→ **Your objective**: Copy the data precisely, character for character, and leave out every picture.
BEGIN Data section
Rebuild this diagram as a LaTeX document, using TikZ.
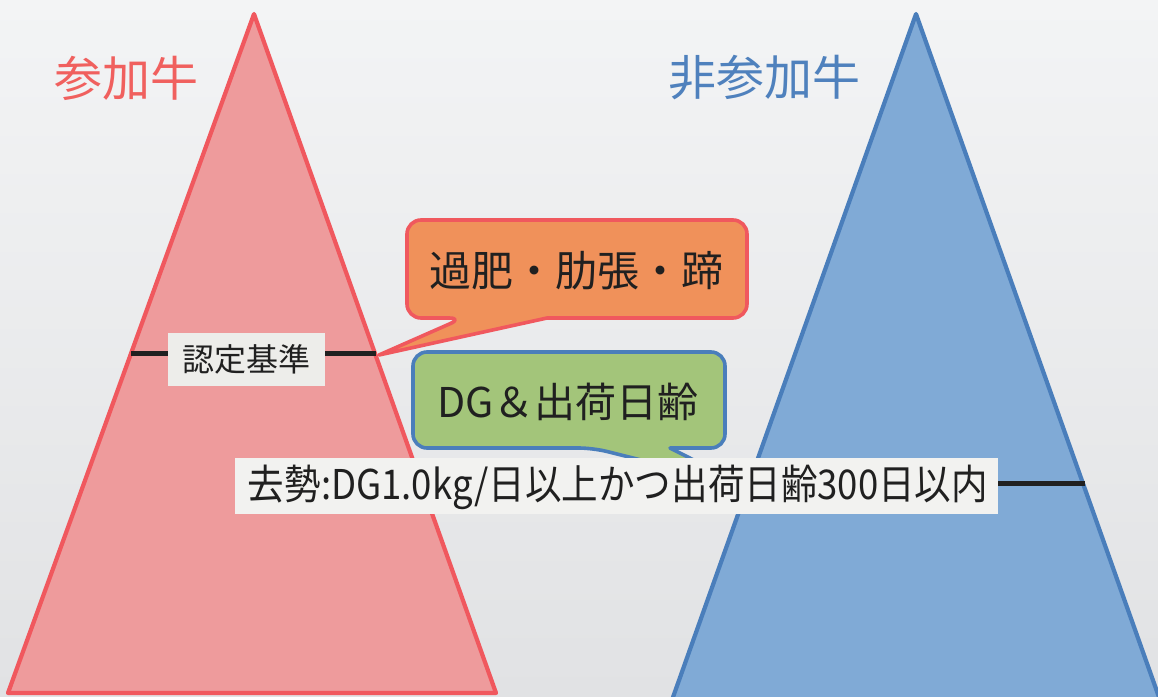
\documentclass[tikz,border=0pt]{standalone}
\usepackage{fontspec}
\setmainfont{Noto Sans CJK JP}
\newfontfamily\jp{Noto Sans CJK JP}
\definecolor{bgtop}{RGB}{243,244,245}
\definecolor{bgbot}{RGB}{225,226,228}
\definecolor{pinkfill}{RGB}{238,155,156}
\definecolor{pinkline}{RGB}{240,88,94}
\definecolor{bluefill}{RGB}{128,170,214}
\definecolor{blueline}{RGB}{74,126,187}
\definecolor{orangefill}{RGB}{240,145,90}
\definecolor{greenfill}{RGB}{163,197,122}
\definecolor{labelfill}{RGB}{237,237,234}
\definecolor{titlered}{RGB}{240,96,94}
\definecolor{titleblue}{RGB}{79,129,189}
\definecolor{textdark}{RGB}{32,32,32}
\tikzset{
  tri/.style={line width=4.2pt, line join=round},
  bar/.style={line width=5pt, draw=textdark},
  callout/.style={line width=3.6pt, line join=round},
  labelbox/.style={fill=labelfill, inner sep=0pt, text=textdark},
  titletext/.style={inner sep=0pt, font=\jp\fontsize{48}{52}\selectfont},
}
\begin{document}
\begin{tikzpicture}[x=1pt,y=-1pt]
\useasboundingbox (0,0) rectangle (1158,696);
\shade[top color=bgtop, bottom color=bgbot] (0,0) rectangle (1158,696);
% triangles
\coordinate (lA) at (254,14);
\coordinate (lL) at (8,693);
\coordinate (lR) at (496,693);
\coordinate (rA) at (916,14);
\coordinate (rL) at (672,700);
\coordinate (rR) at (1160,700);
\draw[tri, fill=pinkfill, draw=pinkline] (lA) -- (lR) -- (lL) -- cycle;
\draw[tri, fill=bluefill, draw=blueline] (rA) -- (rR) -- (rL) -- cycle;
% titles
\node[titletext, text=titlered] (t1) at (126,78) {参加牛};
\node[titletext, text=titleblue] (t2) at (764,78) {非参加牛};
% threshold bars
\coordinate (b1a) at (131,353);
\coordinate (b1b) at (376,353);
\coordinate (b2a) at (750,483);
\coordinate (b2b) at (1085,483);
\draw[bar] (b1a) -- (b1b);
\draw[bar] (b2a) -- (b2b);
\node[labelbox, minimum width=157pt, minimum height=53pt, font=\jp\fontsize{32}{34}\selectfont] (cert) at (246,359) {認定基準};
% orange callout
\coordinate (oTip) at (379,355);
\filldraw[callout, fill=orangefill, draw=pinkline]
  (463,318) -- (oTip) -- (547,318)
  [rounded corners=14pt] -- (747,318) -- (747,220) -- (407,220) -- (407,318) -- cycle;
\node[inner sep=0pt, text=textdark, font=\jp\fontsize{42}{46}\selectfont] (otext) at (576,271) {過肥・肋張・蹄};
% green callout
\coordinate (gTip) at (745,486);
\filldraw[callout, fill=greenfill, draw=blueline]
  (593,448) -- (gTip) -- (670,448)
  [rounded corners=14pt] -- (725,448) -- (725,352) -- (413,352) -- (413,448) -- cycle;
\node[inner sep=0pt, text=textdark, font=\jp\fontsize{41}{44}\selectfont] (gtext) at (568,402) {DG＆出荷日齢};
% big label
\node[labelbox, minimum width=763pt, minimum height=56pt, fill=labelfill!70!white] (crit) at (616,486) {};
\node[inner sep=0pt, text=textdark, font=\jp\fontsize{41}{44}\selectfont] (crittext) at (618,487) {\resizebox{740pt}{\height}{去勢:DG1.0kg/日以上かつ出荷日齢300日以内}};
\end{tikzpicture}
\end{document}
END Data section
→ **Exercise answer**:
Rebuild this diagram as a LaTeX document, using TikZ.
\documentclass[tikz,border=0pt]{standalone}
\usepackage{fontspec}
\setmainfont{Noto Sans CJK JP}
\newfontfamily\jp{Noto Sans CJK JP}
\definecolor{bgtop}{RGB}{243,244,245}
\definecolor{bgbot}{RGB}{225,226,228}
\definecolor{pinkfill}{RGB}{238,155,156}
\definecolor{pinkline}{RGB}{240,88,94}
\definecolor{bluefill}{RGB}{128,170,214}
\definecolor{blueline}{RGB}{74,126,187}
\definecolor{orangefill}{RGB}{240,145,90}
\definecolor{greenfill}{RGB}{163,197,122}
\definecolor{labelfill}{RGB}{237,237,234}
\definecolor{titlered}{RGB}{240,96,94}
\definecolor{titleblue}{RGB}{79,129,189}
\definecolor{textdark}{RGB}{32,32,32}
\tikzset{
  tri/.style={line width=4.2pt, line join=round},
  bar/.style={line width=5pt, draw=textdark},
  callout/.style={line width=3.6pt, line join=round},
  labelbox/.style={fill=labelfill, inner sep=0pt, text=textdark},
  titletext/.style={inner sep=0pt, font=\jp\fontsize{48}{52}\selectfont},
}
\begin{document}
\begin{tikzpicture}[x=1pt,y=-1pt]
\useasboundingbox (0,0) rectangle (1158,696);
\shade[top color=bgtop, bottom color=bgbot] (0,0) rectangle (1158,696);
% triangles
\coordinate (lA) at (254,14);
\coordinate (lL) at (8,693);
\coordinate (lR) at (496,693);
\coordinate (rA) at (916,14);
\coordinate (rL) at (672,700);
\coordinate (rR) at (1160,700);
\draw[tri, fill=pinkfill, draw=pinkline] (lA) -- (lR) -- (lL) -- cycle;
\draw[tri, fill=bluefill, draw=blueline] (rA) -- (rR) -- (rL) -- cycle;
% titles
\node[titletext, text=titlered] (t1) at (126,78) {参加牛};
\node[titletext, text=titleblue] (t2) at (764,78) {非参加牛};
% threshold bars
\coordinate (b1a) at (131,353);
\coordinate (b1b) at (376,353);
\coordinate (b2a) at (750,483);
\coordinate (b2b) at (1085,483);
\draw[bar] (b1a) -- (b1b);
\draw[bar] (b2a) -- (b2b);
\node[labelbox, minimum width=157pt, minimum height=53pt, font=\jp\fontsize{32}{34}\selectfont] (cert) at (246,359) {認定基準};
% orange callout
\coordinate (oTip) at (379,355);
\filldraw[callout, fill=orangefill, draw=pinkline]
  (463,318) -- (oTip) -- (547,318)
  [rounded corners=14pt] -- (747,318) -- (747,220) -- (407,220) -- (407,318) -- cycle;
\node[inner sep=0pt, text=textdark, font=\jp\fontsize{42}{46}\selectfont] (otext) at (576,271) {過肥・肋張・蹄};
% green callout
\coordinate (gTip) at (745,486);
\filldraw[callout, fill=greenfill, draw=blueline]
  (593,448) -- (gTip) -- (670,448)
  [rounded corners=14pt] -- (725,448) -- (725,352) -- (413,352) -- (413,448) -- cycle;
\node[inner sep=0pt, text=textdark, font=\jp\fontsize{41}{44}\selectfont] (gtext) at (568,402) {DG＆出荷日齢};
% big label
\node[labelbox, minimum width=763pt, minimum height=56pt, fill=labelfill!70!white] (crit) at (616,486) {};
\node[inner sep=0pt, text=textdark, font=\jp\fontsize{41}{44}\selectfont] (crittext) at (618,487) {\resizebox{740pt}{\height}{去勢:DG1.0kg/日以上かつ出荷日齢300日以内}};
\end{tikzpicture}
\end{document}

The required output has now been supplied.